We often introduce the story of a woodcutter during personnel training.
This story appears in Stephen Covey’s “7 Habits of Highly Effective People” as the seventh habit, “Sharpen the saw.” A hardworking woodcutter goes to work at 6am in the morning and comes back home at 10pm in the evening. He goes straight to bed and hardly spends time with his family. One day, a friend comes over to his house and sees his saw. The blade is so worn and round. The friend, just trying to be helpful, tells the woodcutter:
“You should sharpen your saw.”
The woodcutter gets annoyed by this comment and answers:
“I know that. But I don’t have the time to do that.”
What do you think of this woodcutter? Do you think he is foolish? But do we deserve to ridicule him? Whenever I introduce this story, I always feel like I can relate this to myself. We should reflect on ourselves everyday by asking, “Am I sharpening my saw?”, “What are the saws that I need to sharpen?”
Going one step further on this topic, there is another relevant story that comes to my mind, the story of the knife in Zhuang Zhou (Zhuangzi)’s Nourishing the Lord of Life.
Cook Ding was carving an ox carcass for Lord Wenhui. With each touch of his hand, heave of his shoulder, step of his feet, thrust of his knee – whop! whish! – he wielded his knife with a whoosh, and every move was in rhythm.
It was as though he were performing the Dance of the Mulberry Grove or keeping to the beat of the Constant Source music.
“Ah, marvelous!” said Lord Wenhui. “Surely this is the acme of skill!”

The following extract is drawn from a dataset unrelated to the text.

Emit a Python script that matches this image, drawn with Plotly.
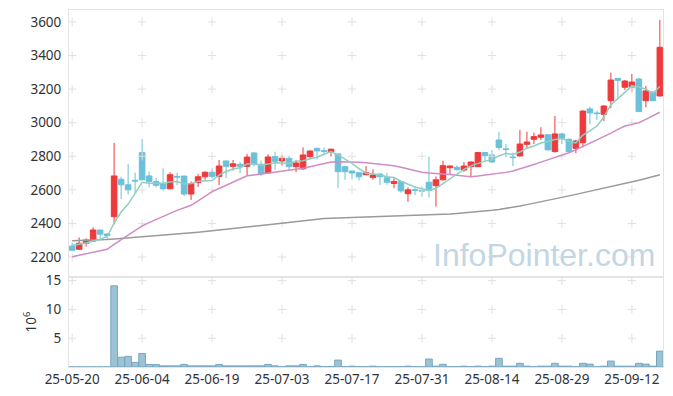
import plotly.graph_objects as go

dates = [
    "25-05-20", "25-05-21", "25-05-22", "25-05-23", "25-05-26", "25-05-27", "25-05-28", "25-05-29", "25-05-30",
    "25-06-02", "25-06-04", "25-06-05", "25-06-09", "25-06-10", "25-06-11", "25-06-12", "25-06-13", "25-06-16",
    "25-06-17", "25-06-18", "25-06-19", "25-06-20", "25-06-23", "25-06-24", "25-06-25", "25-06-26", "25-06-27",
    "25-06-30", "25-07-01", "25-07-02", "25-07-03", "25-07-04", "25-07-07", "25-07-08", "25-07-09", "25-07-10",
    "25-07-11", "25-07-14", "25-07-15", "25-07-16", "25-07-17", "25-07-18", "25-07-21", "25-07-22", "25-07-23",
    "25-07-24", "25-07-25", "25-07-28", "25-07-29", "25-07-30", "25-07-31", "25-08-01", "25-08-04", "25-08-05",
    "25-08-06", "25-08-07", "25-08-08", "25-08-11", "25-08-12", "25-08-13", "25-08-14", "25-08-18", "25-08-19",
    "25-08-20", "25-08-21", "25-08-22", "25-08-25", "25-08-26", "25-08-27", "25-08-28", "25-08-29", "25-09-01",
    "25-09-02", "25-09-03", "25-09-04", "25-09-05", "25-09-08", "25-09-09", "25-09-10", "25-09-11", "25-09-12",
    "25-09-15", "25-09-16", "25-09-17", "25-09-18",
]

open_ = [2265, 2246, 2282, 2295, 2361, 2337, 2440, 2663, 2630, 2657,
         2822, 2683, 2649, 2636, 2606, 2680, 2682, 2575, 2643, 2678,
         2705, 2680, 2772, 2740, 2752, 2740, 2820, 2752, 2700, 2798,
         2772, 2788, 2738, 2725, 2798, 2847, 2833, 2828, 2814, 2738,
         2712, 2702, 2690, 2673, 2694, 2672, 2638, 2649, 2577, 2601,
         2597, 2645, 2625, 2660, 2732, 2734, 2718, 2738, 2738, 2822,
         2808, 2897, 2844, 2796, 2802, 2871, 2901, 2913, 2928, 2828,
         2933, 2901, 2847, 2881, 3082, 3058, 3050, 3131, 3264, 3211,
         3212, 3260, 3131, 3183, 3159]
high = [2285, 2317, 2311, 2377, 2362, 2342, 2880, 2678, 2754, 2703,
        2903, 2708, 2672, 2728, 2705, 2703, 2685, 2650, 2694, 2710,
        2728, 2778, 2774, 2778, 2766, 2814, 2822, 2774, 2812, 2827,
        2808, 2802, 2778, 2853, 2835, 2852, 2853, 2845, 2816, 2740,
        2714, 2705, 2742, 2722, 2700, 2702, 2670, 2651, 2615, 2619,
        2619, 2798, 2680, 2774, 2746, 2746, 2766, 2768, 2826, 2825,
        2837, 2946, 2873, 2822, 2957, 2946, 2941, 2973, 2930, 3040,
        2940, 2906, 2897, 3074, 3095, 3070, 3105, 3298, 3266, 3254,
        3290, 3266, 3219, 3187, 3612]
low = [2235, 2242, 2262, 2292, 2300, 2302, 2395, 2545, 2572, 2583,
       2658, 2615, 2615, 2595, 2604, 2628, 2563, 2540, 2617, 2660,
       2667, 2628, 2670, 2715, 2700, 2688, 2740, 2683, 2697, 2718,
       2745, 2714, 2705, 2718, 2782, 2780, 2806, 2798, 2610, 2660,
       2663, 2655, 2688, 2660, 2629, 2630, 2610, 2583, 2530, 2570,
       2560, 2555, 2500, 2655, 2690, 2714, 2708, 2675, 2736, 2768,
       2760, 2837, 2794, 2742, 2798, 2847, 2873, 2897, 2836, 2821,
       2873, 2825, 2818, 2853, 2990, 3016, 3010, 3086, 3150, 3195,
       3185, 3064, 3092, 3130, 3155]
close = [2240, 2282, 2301, 2361, 2336, 2328, 2683, 2630, 2600, 2653,
         2660, 2650, 2627, 2606, 2690, 2676, 2575, 2637, 2678, 2705,
         2680, 2742, 2740, 2755, 2740, 2795, 2752, 2695, 2796, 2770,
         2788, 2738, 2760, 2808, 2831, 2832, 2829, 2842, 2708, 2708,
         2700, 2678, 2702, 2688, 2678, 2645, 2650, 2594, 2600, 2597,
         2593, 2597, 2660, 2744, 2742, 2720, 2742, 2766, 2822, 2803,
         2766, 2852, 2840, 2792, 2873, 2885, 2917, 2927, 2838, 2933,
         2908, 2828, 2891, 3069, 3058, 3054, 3099, 3254, 3252, 3248,
         3242, 3066, 3189, 3131, 3449]

ma5 = [2268, 2275, 2283, 2295, 2304, 2322, 2402, 2468, 2515, 2579,
       2645, 2639, 2638, 2639, 2647, 2650, 2635, 2637, 2651, 2654,
       2655, 2688, 2709, 2724, 2731, 2754, 2756, 2747, 2756, 2762,
       2760, 2757, 2770, 2773, 2785, 2794, 2812, 2828, 2808, 2784,
       2757, 2727, 2699, 2695, 2689, 2678, 2673, 2651, 2633, 2617,
       2607, 2596, 2609, 2638, 2667, 2693, 2722, 2743, 2758, 2771,
       2780, 2802, 2817, 2811, 2825, 2848, 2861, 2879, 2888, 2900,
       2905, 2887, 2880, 2926, 2951, 2980, 3034, 3107, 3143, 3181,
       3219, 3212, 3199, 3175, 3215]
ma20 = [2202, 2210, 2219, 2228, 2237, 2246, 2275, 2303, 2330, 2356,
        2385, 2405, 2422, 2440, 2460, 2478, 2492, 2508, 2535, 2562,
        2589, 2608, 2628, 2648, 2666, 2684, 2689, 2694, 2699, 2705,
        2710, 2716, 2722, 2728, 2738, 2748, 2760, 2766, 2768, 2768,
        2768, 2765, 2762, 2758, 2755, 2750, 2744, 2735, 2724, 2712,
        2705, 2700, 2699, 2695, 2691, 2688, 2683, 2678, 2682, 2687,
        2692, 2698, 2704, 2712, 2724, 2738, 2751, 2765, 2778, 2792,
        2806, 2821, 2839, 2857, 2878, 2898, 2917, 2938, 2960, 2980,
        2990, 3000, 3020, 3040, 3062]
ma60 = [2297, 2298, 2300, 2301, 2303, 2305, 2308, 2311, 2315, 2318,
        2321, 2324, 2327, 2330, 2333, 2336, 2340, 2344, 2348, 2352,
        2356, 2360, 2364, 2368, 2372, 2377, 2382, 2387, 2392, 2397,
        2402, 2407, 2412, 2417, 2422, 2426, 2429, 2431, 2433, 2435,
        2436, 2438, 2440, 2441, 2443, 2444, 2445, 2446, 2447, 2448,
        2450, 2451, 2452, 2454, 2456, 2459, 2462, 2466, 2470, 2474,
        2478, 2483, 2489, 2496, 2504, 2512, 2520, 2528, 2537, 2546,
        2555, 2564, 2573, 2582, 2591, 2600, 2609, 2618, 2627, 2636,
        2646, 2657, 2668, 2679, 2690]

volume_m = [0.02, 0.02, 0.02, 0.02, 0.02, 0.02, 14.1, 1.7, 1.85, 0.8,
            2.35, 0.45, 0.42, 0.2, 0.2, 0.2, 0.45, 0.2, 0.2, 0.2,
            0.2, 0.45, 0.2, 0.2, 0.2, 0.2, 0.2, 0.2, 0.45, 0.2,
            0.05, 0.2, 0.2, 0.45, 0.05, 0.2, 0.05, 0.1, 1.2, 0.05,
            0.15, 0.05, 0.05, 0.15, 0.05, 0.05, 0.05, 0.05, 0.15, 0.05,
            0.05, 1.38, 0.15, 0.47, 0.05, 0.05, 0.15, 0.05, 0.15, 0.05,
            0.15, 1.5, 0.15, 0.15, 0.64, 0.15, 0.05, 0.15, 0.15, 0.64,
            0.15, 0.15, 0.05, 0.64, 0.5, 0.05, 0.15, 1.03, 0.15, 0.15,
            0.15, 0.64, 0.5, 0.15, 2.76]

x_tick_labels = dates[::10]
price_ticks = [2200, 2400, 2600, 2800, 3000, 3200, 3400, 3600]
volume_ticks = [5, 10, 15]

RED = "#ee3a3c"
BLUE = "#6bc0da"
FONT = "Noto Sans"
TICK_COLOR = "#333333"
FRAME = "#e4e4e4"

fig = go.Figure()

# grid crosses at tick intersections
gx, gy = [], []
for xv in x_tick_labels:
    for yv in price_ticks:
        gx.append(xv)
        gy.append(yv)
fig.add_trace(go.Scatter(x=gx, y=gy, mode="markers", xaxis="x", yaxis="y",
                         marker=dict(symbol="cross-thin", size=6, line=dict(width=1, color="#e0e0e0")),
                         hoverinfo="skip", showlegend=False))
vx, vy = [], []
for xv in x_tick_labels:
    for yv in volume_ticks:
        vx.append(xv)
        vy.append(yv)
fig.add_trace(go.Scatter(x=vx, y=vy, mode="markers", xaxis="x2", yaxis="y2",
                         marker=dict(symbol="cross-thin", size=6, line=dict(width=1, color="#e0e0e0")),
                         hoverinfo="skip", showlegend=False))

fig.add_trace(go.Candlestick(
    x=dates, open=open_, high=high, low=low, close=close,
    xaxis="x", yaxis="y",
    increasing=dict(line=dict(color=RED, width=1), fillcolor=RED),
    decreasing=dict(line=dict(color=BLUE, width=1), fillcolor=BLUE),
    whiskerwidth=0, showlegend=False,
))

fig.add_trace(go.Scatter(x=dates, y=ma60, mode="lines", xaxis="x", yaxis="y",
                         line=dict(color="#9a9a9a", width=1.5), showlegend=False))
fig.add_trace(go.Scatter(x=dates, y=ma20, mode="lines", xaxis="x", yaxis="y",
                         line=dict(color="#cf8cc6", width=1.5), showlegend=False))
fig.add_trace(go.Scatter(x=dates, y=ma5, mode="lines", xaxis="x", yaxis="y",
                         line=dict(color="#8fcfc0", width=1.5), showlegend=False))

fig.add_trace(go.Bar(x=dates, y=volume_m, xaxis="x2", yaxis="y2",
                     marker=dict(color="#9cc2d4", line=dict(color="#76a7c0", width=1)),
                     showlegend=False))

split = 90 / 357

# the page body adds an 8px offset, so the figure is sized to fit the window
fig.update_layout(
    width=665, height=388,
    margin=dict(l=61, r=10, t=2, b=29, autoexpand=False),
    paper_bgcolor="white", plot_bgcolor="white",
    font=dict(family=FONT, size=13, color=TICK_COLOR),
    bargap=0.05, boxgap=0.2, boxgroupgap=0,
    xaxis=dict(type="category", categoryorder="array", categoryarray=dates,
               domain=[0, 1], anchor="y", range=[-0.45, 84.45],
               showticklabels=False, showgrid=False, zeroline=False,
               showline=True, linecolor=FRAME, linewidth=1, mirror=True,
               rangeslider=dict(visible=False)),
    yaxis=dict(domain=[split, 1], anchor="x", range=[2081, 3671],
               tickvals=price_ticks, showgrid=False, zeroline=False,
               showline=True, linecolor=FRAME, linewidth=1, mirror=True,
               ticks="outside", ticklen=4, tickcolor="rgba(0,0,0,0)",
               tickfont=dict(family=FONT, size=13.5, color=TICK_COLOR)),
    xaxis2=dict(type="category", categoryorder="array", categoryarray=dates,
                domain=[0, 1], anchor="y2", matches="x",
                tickvals=x_tick_labels, ticktext=x_tick_labels,
                showgrid=False, zeroline=False,
                showline=True, linecolor=FRAME, linewidth=1, mirror=True,
                ticks="", ticklen=0,
                tickfont=dict(family=FONT, size=13.5, color=TICK_COLOR)),
    yaxis2=dict(domain=[0, split], anchor="x2", range=[0, 15.63],
                tickvals=volume_ticks, showgrid=False, zeroline=False,
                showline=True, linecolor=FRAME, linewidth=1, mirror=True,
                ticks="outside", ticklen=4, tickcolor="rgba(0,0,0,0)",
                tickfont=dict(family=FONT, size=13.5, color=TICK_COLOR),
                title=dict(text="10<sup>6</sup>", standoff=6,
                           font=dict(family=FONT, size=13.5, color=TICK_COLOR))),
    annotations=[dict(text="InfoPointer.com", xref="paper", yref="paper",
                      x=0.8, y=0.314, xanchor="center", yanchor="middle",
                      showarrow=False,
                      font=dict(family="Liberation Sans", size=32, color="#c2d6e3"))],
)

fig.write_html("out.html")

Cook Ding laid down his knife and replied, “What your servant loves, my lord, is the Dao, and that is a step beyond skill.”
…
I’ve been using this knife now for nineteen years; it has carved thousands of oxen, yet the blade is as sharp as one fresh off the grindstone.
You see, there are gaps between these joints, but the blade edge has no thickness. If a knife with no thickness moves into a gap, then it’s wide as need be and the blade wanders freely with plenty of leeway. That’s why after nineteen years the blade of my knife is as sharp as one fresh off the grindstone.
Zhuangzi: The Inner Chapters. Translated by Robert Eno (2019)
The knife has a shiny and sharp blade, as if it has just been polished using a grindstone. In this case, though, it is not talking about polishing a knife, which is a tool, but about how the tool shines as a result of a beautifully harmonized motion as a whole, which allows the best use of it. Mastery of this level can be called “the art of cutting up an ox.”
By the way, the expression, “the blade wanders freely” is very unique to ancient Eastern philosophy. The word “yugaku” means to study away from home (“yu” means to play and “gaku” means to study) and shows how learning is associated with activity. It implies an attitude towards learning that is not stingy, but confident and open minded. It implies a free and calm manner of learning, as well as the joy of mastering things by playing. I guess this is the ultimate state of learning from the Eastern point of view.
In the 6th paragraph of XueJi (On Teaching and Learning) of Liji (the Book of Rites), there is the following line:
“...as exemplary persons (junzi 君子) study, they gather knowledge from all sources, cultivate themselves with it, immerse themselves in it even during their leisure and respite, and roam freely within it.”
Xu Di & Hunter McEwan (2016) Chinese Philosophy on Teaching and Learning: Xueji in the Twenty-First Century
As such, learning first requires accumulation of knowledge. Of course, that is not enough. The knowledge must become a part of yourself, by organizing and accommodating it, and then cultivating it. Covey’s “sharpen the saw” should be equivalent to these accumulation and cultivation stages of learning. However, more important are the stages beyond that. Learning can never be forced as it should ultimately become as natural as breathing. Indeed, learning is aspiration and thus as natural as living; by inhaling and exhaling, we rest and nourish ourselves.
The final stage of learning is to roam or wander freely. The word 悠遊自適 (Yuyu jiteki) is the four-letter idiom that expresses a state that is free and comfortable, untroubled and peaceful.
In professional training, accumulation of knowledge is not the important part; to be able to utilize the acquired skill freely, and moreover, to become free from the knowledge you gained is what counts. Just like a river that runs through mountains and fields, do not stick to the knowledge you gained and success you achieved in the past. Do not be tied too much to what you studied. At times, we need the freedom to go beyond all that. We eat, digest, and eliminate. Our body repeats this process and metabolizes what we take in to grow physically. In the same way, we should be able to nourish ourselves by learning and keep growing professionally. Knowledge and skills are surely useful in that process, but these are only secondary things. We need to be mindful not to merely apply cookie-cutter knowledge to the reality we face.
Essentially speaking, sharpening the saw is a basic requirement for leaders and future leaders who are expected to be the head of an organization. Going beyond that and achieving a state of freedom, a form of living that is balanced, flexible, and harmonized, should be the real goal. Going beyond “sharpening the saw” and enjoy “playing with the saw” – it is not always easy to get into this depth within a training, but this is what I really want to convey to the participants.